For Pcompress I am looking at providing more advanced capabilities. Pcompress already has sliding-window content-aware chunking capability. The challenge is to design a scalable deduplicated archival store that can handle Petabytes. To this effect I have been reading up on a bunch of research papers and capabilities touted by various products and have formed some detailed design ideas. Some of the features required for this capability include:
- Sparse Indexing: We need to use some approximate matching capability to probabilistically identify duplicate and unique chunks with low memory overhead. Data Domain for example uses a Bloom Filter that they call a Summary Vector to quickly identify unique chunks along with other capabilities like locality based caching. Other different approaches include Albireo from Permabit, and SILT. In that respect the following paper seems very interesting: https://code.google.com/p/binarywarriors/downloads/detail?name=INLINE_DEDUP.pdf&can=2&q= . What is more interesting is this HP paper that reflects a more polished form of that paper: http://static.usenix.org/events/fast09/tech/full_papers/lillibridge/lillibridge.pdf . This is essentially a locality based grouping of chunks along with a stratified sampling to do group-level approximate matching on a smaller index size. Locality based grouping is very helpful and instead of doing stratified sampling I have a different idea of using similarity matching at various confidence levels to find related groups. My idea will enable deduplicating 1 PB of data requiring just 14GB of memory for the index.

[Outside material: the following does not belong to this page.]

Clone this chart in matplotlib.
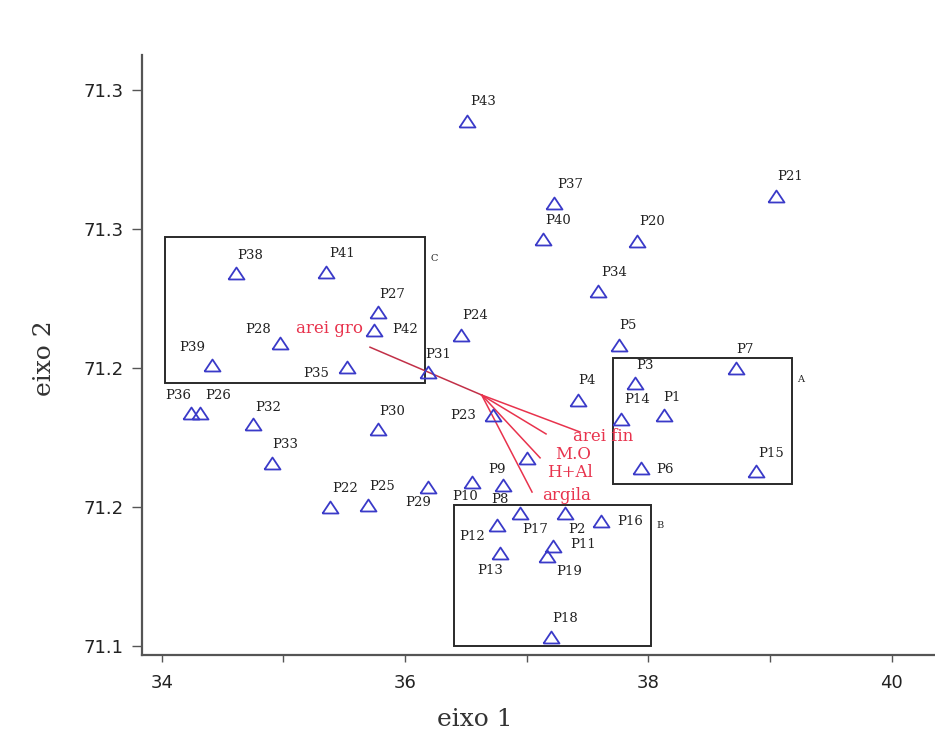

- Source side dedupe: Doing chunking and hashing at the source side can reduce load on the backup server and not sending chunks already present on the server reduces network bandwidth drastically. In addition the archive data itself will have many duplicates inside it even before comparing with the previous backup archive. So that will help as well. One extra thing I am looking at here is for the server to have a configurable capability to re-compute the chunk hashes and verify. This is an extra security mechanism that prevents malicious uploading of garbage chunks with invalid hashes. This of course puts extra load on the server but current gen Sandy Bridge or Bulldozers are solidly up to the task.

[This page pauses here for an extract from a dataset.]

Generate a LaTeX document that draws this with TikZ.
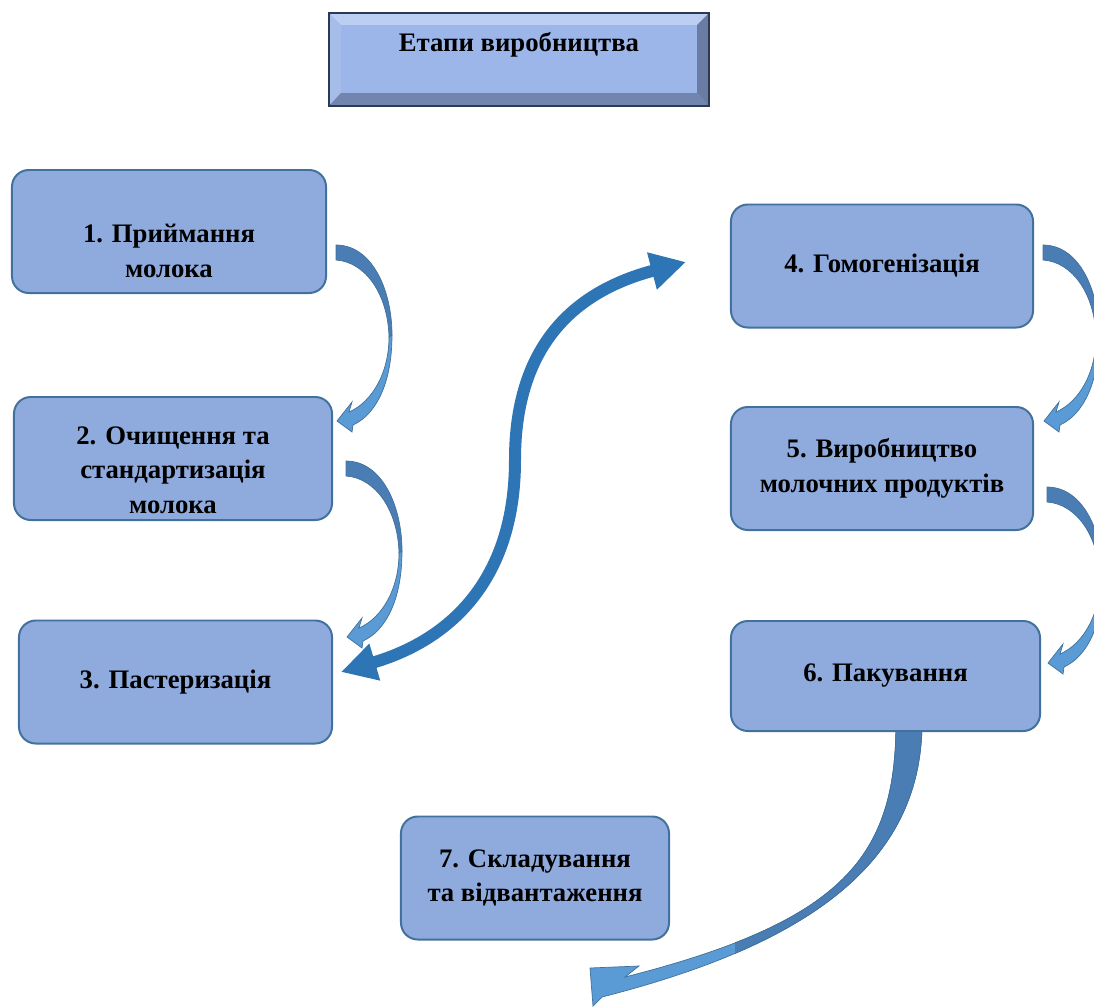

- Forward Referencing: Typically as backup archives keep on entering the deduplication data store their chunks keep pointing to older chunks that are duplicates. The first archive will be stored in full (after in-archive dedupe) and chunks in subsequent archives keep pointing backwards to duplicate chunks in older archives. So restoring from the newest backup will have lower performance due to the numerous random reads that it will have to do read those referenced chunks from older archives. Older archives will restore faster! In some documents this is called re-hydration. Logically we want the reverse to happen. If we can make chunks in older archives point to duplicate chunks in newer archives then the newest archive can be stored sequentially in it’s logical chunk order. However doing this in-line is not practical because many references need to be updated. So this is typically done with post-process dedupe and Sepaton is the only vendor doing this. This however precludes the use of Source-side dedupe. I have given this a lot of thought and come up with an alternative that can give the benefits of normal in-line and source-side dedupe while also providing forward-referencing capability.
- Security Considerations: Suffice it to say that this paper has a comprehensive coverage on this topic: http://www.ssrc.ucsc.edu/Papers/storer-storagess08.pdf .

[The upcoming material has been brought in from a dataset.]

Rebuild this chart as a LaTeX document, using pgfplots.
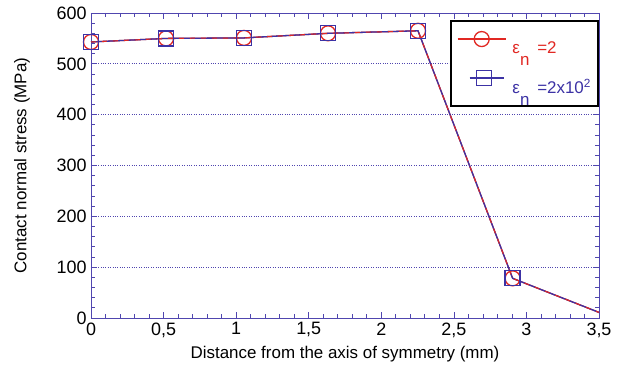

- On-disk Container-Based storage mechanism: Storing chunks on the disk is another can of worms. Typical dedupe products implement a mini-filesystem for this. Storing individual groups of chunks in individual files is too expensive as there will be too many of them and filesystem metadata-lookup overheads will have significant impact. Chunk groups or segments can be further grouped into larger containers to solve this. I do not intend to implement a low-level mini-filesystem. Just use existing scalable filesystems like XFS.
- Replication: This is obviously a very important need. Especially with deduplicated data the loss of a single chunk invalidates all references to it and corrupts a whole host of files and archives. So replication is mandatorily needed as a protection against this. Instead of trying to build something I am looking at leveraging existing software like the excellent GlusterFS.
- GPGPU Acceleration: Chunking and hashing can be speeded up by leveraging GPGPUs. This paper provides the background: http://static.usenix.org/events/fast/tech/full_papers/Bhatotia2-5-12.pdf . Very interestingly Keccack has been ported to work optimally on Nvidia CUDA: https://sites.google.com/site/keccaktreegpu/ .
- Clustering: Distributing deduplication storage tasks across a cluster of computers can help greatly with scalability as opposed to a single appliance approach. It is possible to distribute chunks or segments across a cluster of computers based on their hash values. SDFS uses this technique. This however affects dedupe ratio.
- Integration with backup software: Neither Bacula nor Amanda includes variable-block dedupe capability.
- GUI: Everybody likes a GUI … everybody likes gui …. well except for Unix CLI freaks (myself included).
- Windows Port: This will broaden the usage base but requires having a GUI first.
- Reorder Files: Sort files based on similarity, size and filename. This should give better dedupe and compression results.
- Backup to online storage: Amazon S3, Glacier, DropBox etc should be supported as back-end storage targets.